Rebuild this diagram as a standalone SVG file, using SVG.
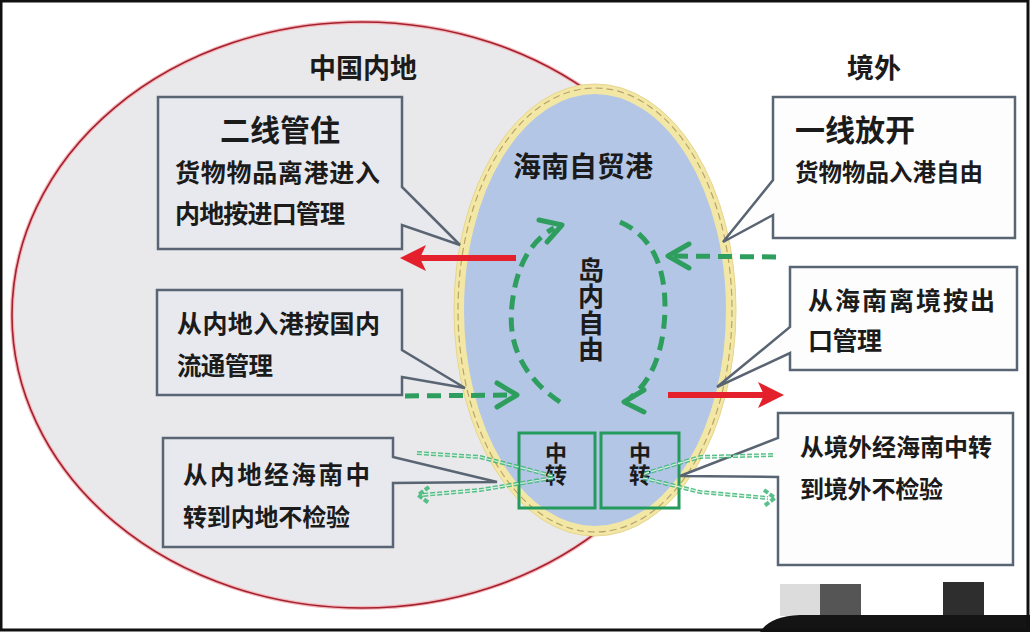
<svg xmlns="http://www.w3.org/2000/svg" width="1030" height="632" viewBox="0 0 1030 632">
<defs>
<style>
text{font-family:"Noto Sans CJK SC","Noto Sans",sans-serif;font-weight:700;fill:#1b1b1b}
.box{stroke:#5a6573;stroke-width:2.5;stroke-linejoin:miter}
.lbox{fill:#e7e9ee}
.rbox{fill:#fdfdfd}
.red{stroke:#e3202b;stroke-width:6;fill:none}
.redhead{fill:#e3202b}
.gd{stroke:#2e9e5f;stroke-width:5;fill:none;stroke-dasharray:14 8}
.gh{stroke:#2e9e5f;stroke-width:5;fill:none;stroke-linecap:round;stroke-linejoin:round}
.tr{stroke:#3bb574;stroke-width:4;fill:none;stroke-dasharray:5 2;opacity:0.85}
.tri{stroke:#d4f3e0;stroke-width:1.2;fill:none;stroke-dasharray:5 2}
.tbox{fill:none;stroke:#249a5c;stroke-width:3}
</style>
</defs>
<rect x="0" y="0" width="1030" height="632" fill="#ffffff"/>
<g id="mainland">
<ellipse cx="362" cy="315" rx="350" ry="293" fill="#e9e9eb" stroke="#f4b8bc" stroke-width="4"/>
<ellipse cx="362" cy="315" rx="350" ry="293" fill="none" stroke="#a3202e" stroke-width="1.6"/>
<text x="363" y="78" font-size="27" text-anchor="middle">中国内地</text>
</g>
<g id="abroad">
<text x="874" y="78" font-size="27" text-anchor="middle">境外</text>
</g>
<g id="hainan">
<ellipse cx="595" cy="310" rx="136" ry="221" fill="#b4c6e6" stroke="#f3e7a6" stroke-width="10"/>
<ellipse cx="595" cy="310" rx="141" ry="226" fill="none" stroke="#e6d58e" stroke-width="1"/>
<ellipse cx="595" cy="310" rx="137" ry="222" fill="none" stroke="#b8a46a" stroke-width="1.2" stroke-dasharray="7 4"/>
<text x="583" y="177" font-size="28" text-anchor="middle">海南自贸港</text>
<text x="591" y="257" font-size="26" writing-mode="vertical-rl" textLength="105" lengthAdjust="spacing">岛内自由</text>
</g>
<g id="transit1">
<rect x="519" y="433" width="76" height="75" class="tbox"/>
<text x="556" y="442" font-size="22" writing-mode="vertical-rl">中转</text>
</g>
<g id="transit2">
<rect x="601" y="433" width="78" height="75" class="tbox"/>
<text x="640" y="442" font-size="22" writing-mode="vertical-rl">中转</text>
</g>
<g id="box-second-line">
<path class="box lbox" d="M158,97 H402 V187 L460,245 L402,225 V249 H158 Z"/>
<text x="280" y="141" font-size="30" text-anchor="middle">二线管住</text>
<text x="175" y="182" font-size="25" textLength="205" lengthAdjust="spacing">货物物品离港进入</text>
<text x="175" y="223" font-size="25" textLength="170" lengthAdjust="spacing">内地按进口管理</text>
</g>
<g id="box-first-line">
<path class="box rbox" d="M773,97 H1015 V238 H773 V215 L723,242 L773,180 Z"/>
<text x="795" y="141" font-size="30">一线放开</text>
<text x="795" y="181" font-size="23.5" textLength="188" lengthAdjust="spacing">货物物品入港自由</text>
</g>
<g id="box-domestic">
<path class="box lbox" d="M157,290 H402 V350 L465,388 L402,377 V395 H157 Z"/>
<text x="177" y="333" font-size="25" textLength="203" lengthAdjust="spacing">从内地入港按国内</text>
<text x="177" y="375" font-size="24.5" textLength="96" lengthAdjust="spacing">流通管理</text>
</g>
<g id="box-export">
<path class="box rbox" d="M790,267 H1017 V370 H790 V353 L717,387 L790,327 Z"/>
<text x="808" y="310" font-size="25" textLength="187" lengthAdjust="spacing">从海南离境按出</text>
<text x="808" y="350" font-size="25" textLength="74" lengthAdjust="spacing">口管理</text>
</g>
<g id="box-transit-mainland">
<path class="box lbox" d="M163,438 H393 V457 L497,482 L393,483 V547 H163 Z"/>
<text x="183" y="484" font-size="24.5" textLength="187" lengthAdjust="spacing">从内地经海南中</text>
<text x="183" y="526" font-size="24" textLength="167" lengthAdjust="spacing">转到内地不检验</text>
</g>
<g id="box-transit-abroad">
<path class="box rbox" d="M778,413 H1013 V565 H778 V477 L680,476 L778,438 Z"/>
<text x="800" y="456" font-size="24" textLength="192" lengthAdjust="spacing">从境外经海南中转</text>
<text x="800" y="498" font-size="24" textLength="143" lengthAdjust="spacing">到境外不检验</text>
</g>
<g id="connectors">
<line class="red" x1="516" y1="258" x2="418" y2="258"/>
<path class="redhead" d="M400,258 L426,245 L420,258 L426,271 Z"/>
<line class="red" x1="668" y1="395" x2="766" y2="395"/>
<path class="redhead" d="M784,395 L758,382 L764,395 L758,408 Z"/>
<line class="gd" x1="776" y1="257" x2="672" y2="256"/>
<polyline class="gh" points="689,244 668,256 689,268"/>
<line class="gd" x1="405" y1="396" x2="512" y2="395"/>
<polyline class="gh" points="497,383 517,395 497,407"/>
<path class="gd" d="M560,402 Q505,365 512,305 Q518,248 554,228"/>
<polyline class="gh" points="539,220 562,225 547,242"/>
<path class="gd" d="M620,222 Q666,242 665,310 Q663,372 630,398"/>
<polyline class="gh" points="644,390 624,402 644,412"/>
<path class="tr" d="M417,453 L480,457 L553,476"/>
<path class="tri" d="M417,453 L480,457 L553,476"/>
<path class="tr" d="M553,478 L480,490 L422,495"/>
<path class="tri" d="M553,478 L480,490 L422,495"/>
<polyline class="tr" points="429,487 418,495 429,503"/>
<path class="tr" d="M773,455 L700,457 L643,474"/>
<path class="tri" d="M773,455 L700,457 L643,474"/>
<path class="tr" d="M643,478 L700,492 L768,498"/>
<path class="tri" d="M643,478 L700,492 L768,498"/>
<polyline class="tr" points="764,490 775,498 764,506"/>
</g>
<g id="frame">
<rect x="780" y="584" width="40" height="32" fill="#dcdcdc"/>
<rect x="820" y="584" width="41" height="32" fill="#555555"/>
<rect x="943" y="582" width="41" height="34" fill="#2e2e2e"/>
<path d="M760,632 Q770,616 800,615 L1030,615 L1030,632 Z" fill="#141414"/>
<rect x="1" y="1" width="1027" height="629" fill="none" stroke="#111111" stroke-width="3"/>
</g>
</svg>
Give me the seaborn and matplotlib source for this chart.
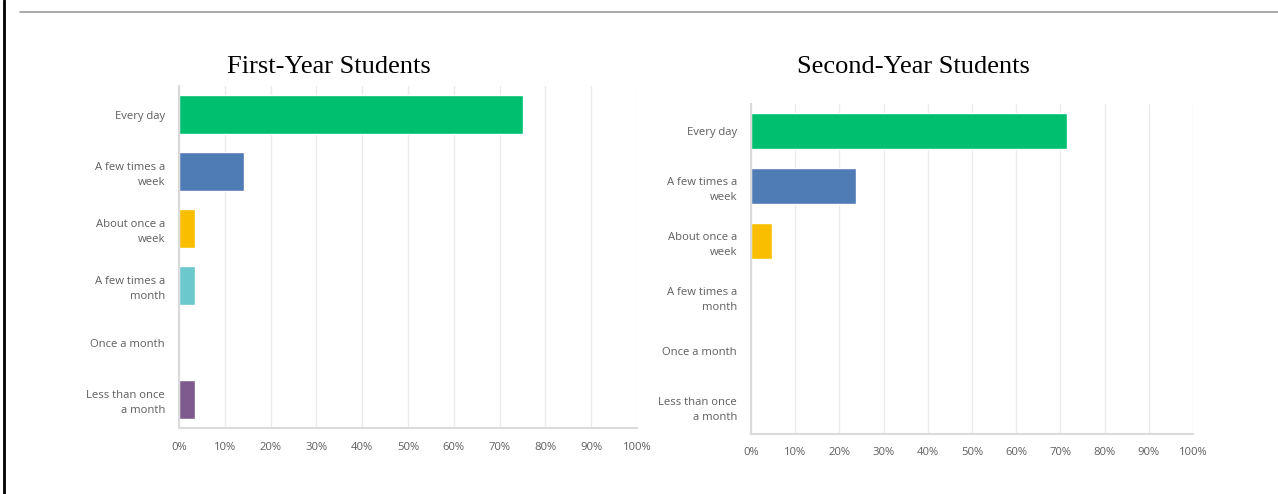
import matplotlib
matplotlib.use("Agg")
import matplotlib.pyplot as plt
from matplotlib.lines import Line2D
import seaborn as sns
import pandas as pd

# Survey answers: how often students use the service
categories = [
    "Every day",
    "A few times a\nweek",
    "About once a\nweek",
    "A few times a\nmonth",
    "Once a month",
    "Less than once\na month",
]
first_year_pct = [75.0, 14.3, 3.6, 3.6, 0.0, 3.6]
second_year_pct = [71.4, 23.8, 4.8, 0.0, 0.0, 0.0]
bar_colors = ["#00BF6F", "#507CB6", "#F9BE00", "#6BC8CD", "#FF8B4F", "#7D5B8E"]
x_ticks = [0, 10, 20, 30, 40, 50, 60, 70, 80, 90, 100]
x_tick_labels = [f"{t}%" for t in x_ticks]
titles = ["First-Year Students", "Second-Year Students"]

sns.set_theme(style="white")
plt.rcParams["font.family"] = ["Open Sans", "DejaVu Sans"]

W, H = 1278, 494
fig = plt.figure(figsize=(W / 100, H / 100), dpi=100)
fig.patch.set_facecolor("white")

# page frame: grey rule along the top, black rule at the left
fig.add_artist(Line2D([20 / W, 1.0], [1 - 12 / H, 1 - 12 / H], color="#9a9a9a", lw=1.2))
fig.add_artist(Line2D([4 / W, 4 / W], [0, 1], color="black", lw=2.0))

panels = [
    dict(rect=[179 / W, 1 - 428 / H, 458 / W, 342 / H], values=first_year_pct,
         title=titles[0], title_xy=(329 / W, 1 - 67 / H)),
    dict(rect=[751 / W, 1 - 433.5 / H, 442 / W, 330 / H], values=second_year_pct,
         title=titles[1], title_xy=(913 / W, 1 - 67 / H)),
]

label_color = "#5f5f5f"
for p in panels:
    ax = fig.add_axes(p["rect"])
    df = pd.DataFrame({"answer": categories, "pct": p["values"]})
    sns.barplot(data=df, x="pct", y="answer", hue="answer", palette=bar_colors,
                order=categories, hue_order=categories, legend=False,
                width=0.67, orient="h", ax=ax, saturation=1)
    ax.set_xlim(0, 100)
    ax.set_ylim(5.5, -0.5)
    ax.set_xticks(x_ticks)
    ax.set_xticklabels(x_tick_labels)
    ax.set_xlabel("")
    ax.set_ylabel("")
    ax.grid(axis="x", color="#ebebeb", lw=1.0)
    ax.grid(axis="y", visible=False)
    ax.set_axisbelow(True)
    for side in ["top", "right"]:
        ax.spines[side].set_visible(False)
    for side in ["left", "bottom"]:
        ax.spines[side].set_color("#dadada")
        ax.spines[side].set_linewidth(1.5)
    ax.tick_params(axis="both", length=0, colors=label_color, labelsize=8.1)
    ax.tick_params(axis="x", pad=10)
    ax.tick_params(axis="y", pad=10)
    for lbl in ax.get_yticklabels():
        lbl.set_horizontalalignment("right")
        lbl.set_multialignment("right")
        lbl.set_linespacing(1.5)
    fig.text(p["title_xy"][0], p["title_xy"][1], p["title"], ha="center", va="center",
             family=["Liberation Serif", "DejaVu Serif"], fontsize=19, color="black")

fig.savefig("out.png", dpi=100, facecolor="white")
━━━━━━
→ GIVEN INSTRUCTION
Copy exactly, and copy only, the lines from the one with "Give me the" to the one with "import pandas as pd", ends included. Pictures are not part of the copy.

→ RESPONSE FOR THIS EXERCISE
Give me the seaborn and matplotlib source for this chart.
import matplotlib
matplotlib.use("Agg")
import matplotlib.pyplot as plt
from matplotlib.lines import Line2D
import seaborn as sns
import pandas as pd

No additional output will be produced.